Donald Fagen’s “I.G.Y. (What a Beautiful World)” hits like a postcard from a future that never quite arrived — glossy, hopeful and edged with irony. The opening pulse of The Nightfly announces a world of polished machines and bright promises, and then reminds listeners that the dream and the reality often live in the same breath.
Fagen borrowed the International Geophysical Year as his lens, turning a late‑1950s scientific optimism into a musical daydream. He sings of solar cities, undersea trains and machines to make big decisions. The tune’s upbeat glide hides sharper questions about whether those grand plans were naive or simply postponed.
Musically the song is a study in care. Tight grooves, warm brass accents and shimmering keyboards sit on a bed of precise, jazz‑inflected harmony. The production is clean to the point of brilliance — a sound Fagen cultivated in years with Steely Dan and perfected on his solo debut. That sheen helps the lyrics land: the sweetness of the arrangement makes the song’s wistfulness sting more.
The Nightfly that opens with this track is often read as semi‑autobiography. Fagen paints suburban afterglow and youthful expectation with a craftsman’s hand. The record’s success across pop, rock and adult contemporary audiences showed that those themes still struck a chord with listeners who remembered the era or grew up on its myths.
Donald Fagen, songwriter and singer
The song’s title — a shorthand for a global scientific effort — frames the whole thing as a cultural memory. Fagen does not merely namecheck inventions; he resurrects an attitude. The refrain, repeated with calm assurance, hangs like a promise and a question at once.
Critics and listeners have long debated the balance Fagen strikes between celebration and satire. Some hear a genuine warmth for the era’s dreams; others detect a knowing smirk. The arrangement helps that ambiguity: horns and synths conjure triumph, while the laid‑back vocal and dry inflections suggest a narrator who remembers being young and surprised.
Robert Christgau, music critic
Beyond mood, the song mattered commercially. It climbed multiple charts and broadened Fagen’s audience beyond the Steely Dan faithful. For many radio listeners it was the first encounter with his songwriting craft: literate, ironic and musically ambitious. The song’s chart reach into adult contemporary and R&B playlists underscored its wide appeal.
Behind the scenes, The Nightfly’s sessions were a study in exactitude. Top session players and meticulous arranging built a small universe of sound. Each instrument seems placed with intent: a muted brass phrase here, a discrete keyboard shimmer there. The result is a recording that rewards repeated listening. Older audiences who value melody and clear recording found themselves returning to it.

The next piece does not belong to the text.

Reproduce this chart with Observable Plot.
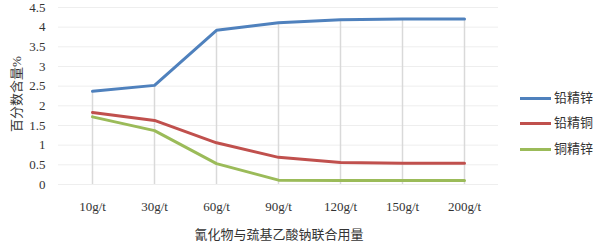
<!DOCTYPE html>
<html><head><meta charset="utf-8">
<script src="https://cdn.jsdelivr.net/npm/d3@7"></script>
<script src="https://cdn.jsdelivr.net/npm/@observablehq/plot@0.6"></script>
<style>
body{margin:0;background:#fff;}
#wrap{position:relative;width:595px;height:244px;font-family:"Liberation Serif","Noto Sans CJK SC",serif;color:#333;}
#wrap svg{display:block;}
.leg{position:absolute;left:520px;font-size:13px;line-height:16px;display:flex;align-items:center;height:16px;}
.leg .sw{display:inline-block;width:31px;height:3px;margin-right:3px;}
.ytitle{position:absolute;left:15px;top:94px;font-size:13px;white-space:nowrap;transform:translate(-50%,-50%) rotate(-90deg);}
.xtitle{position:absolute;left:279px;top:233px;font-size:13px;white-space:nowrap;transform:translate(-50%,-50%);}
</style></head><body><div id="wrap"></div>
<script>
const doses = ["10g/t","30g/t","60g/t","90g/t","120g/t","150g/t","200g/t"];
const seriesNames = ["铅精锌","铅精铜","铜精锌"];
const pbZn = [2.37,2.52,3.92,4.11,4.19,4.21,4.21];
const pbCu = [1.83,1.63,1.06,0.69,0.56,0.54,0.54];
const cuZn = [1.72,1.37,0.53,0.11,0.10,0.10,0.10];
const yTicks = [0,0.5,1,1.5,2,2.5,3,3.5,4,4.5];
const colors = ["#4F81BD","#C0504D","#9BBB59"];
const xTitle = "氰化物与巯基乙酸钠联合用量";
const yTitle = "百分数含量%";

const seriesValues = [pbZn, pbCu, cuZn];
const long = [];
seriesNames.forEach((s, k) => doses.forEach((d, i) => long.push({series: s, dose: d, value: seriesValues[k][i]})));
const table = doses.map((d, i) => ({dose: d, top: Math.max(pbZn[i], pbCu[i], cuZn[i])}));

const FF = '"Liberation Serif","Noto Sans CJK SC",serif';
const chart = Plot.plot({
  width: 595, height: 244,
  marginLeft: 58, marginRight: 97, marginTop: 7, marginBottom: 60,
  x: {domain: doses, type: "point", padding: 0.5},
  y: {domain: [0, 4.5]},
  color: {domain: seriesNames, range: colors},
  style: "font-family:" + FF + ";font-size:13px;color:#333;background:#fff;",
  marks: [
    Plot.gridY(yTicks, {stroke: "#eeeeee", strokeOpacity: 1}),
    Plot.ruleX(table, {x: "dose", y1: 0, y2: "top", stroke: "#d9d9d9", strokeWidth: 1.5}),
    Plot.line(long, {x: "dose", y: "value", z: "series", stroke: "series", strokeWidth: 3}),
    Plot.axisY(yTicks, {tickSize: 0, tickPadding: 13, label: null, tickFormat: d => String(d), fontSize: 13, fontFamily: FF, fill: "#333"}),
    Plot.axisX({tickSize: 0, tickPadding: 17, label: null, fontSize: 13, fontFamily: FF, fill: "#333"})
  ]
});
const wrap = document.getElementById("wrap");
wrap.appendChild(chart);

const yt = document.createElement("div"); yt.className = "ytitle"; yt.textContent = yTitle; wrap.appendChild(yt);
const xt = document.createElement("div"); xt.className = "xtitle"; xt.textContent = xTitle; wrap.appendChild(xt);
const legTops = [90, 115, 141];
seriesNames.forEach((s, k) => {
  const el = document.createElement("div");
  el.className = "leg";
  el.style.top = legTops[k] + "px";
  el.innerHTML = `<span class="sw" style="background:${colors[k]}"></span><span>${s}</span>`;
  wrap.appendChild(el);
});
</script></body></html>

The song also opened a conversation about memory and the stories we tell about progress. When Fagen evokes postwar blueprints for the future, he asks listeners to compare the maps that were drawn to the landscape they actually inhabit. That comparison can be tender, bitter or both.
As a musical piece, “I.G.Y.” keeps its light touch while pushing a sharper thought. It is easy on the ear and restless under the surface. The Nightfly’s opener does not simply recall an era; it holds up that era as something to admire and to question, folding public imagination into private recollection and leaving the listener suspended in a bright, unresolved moment.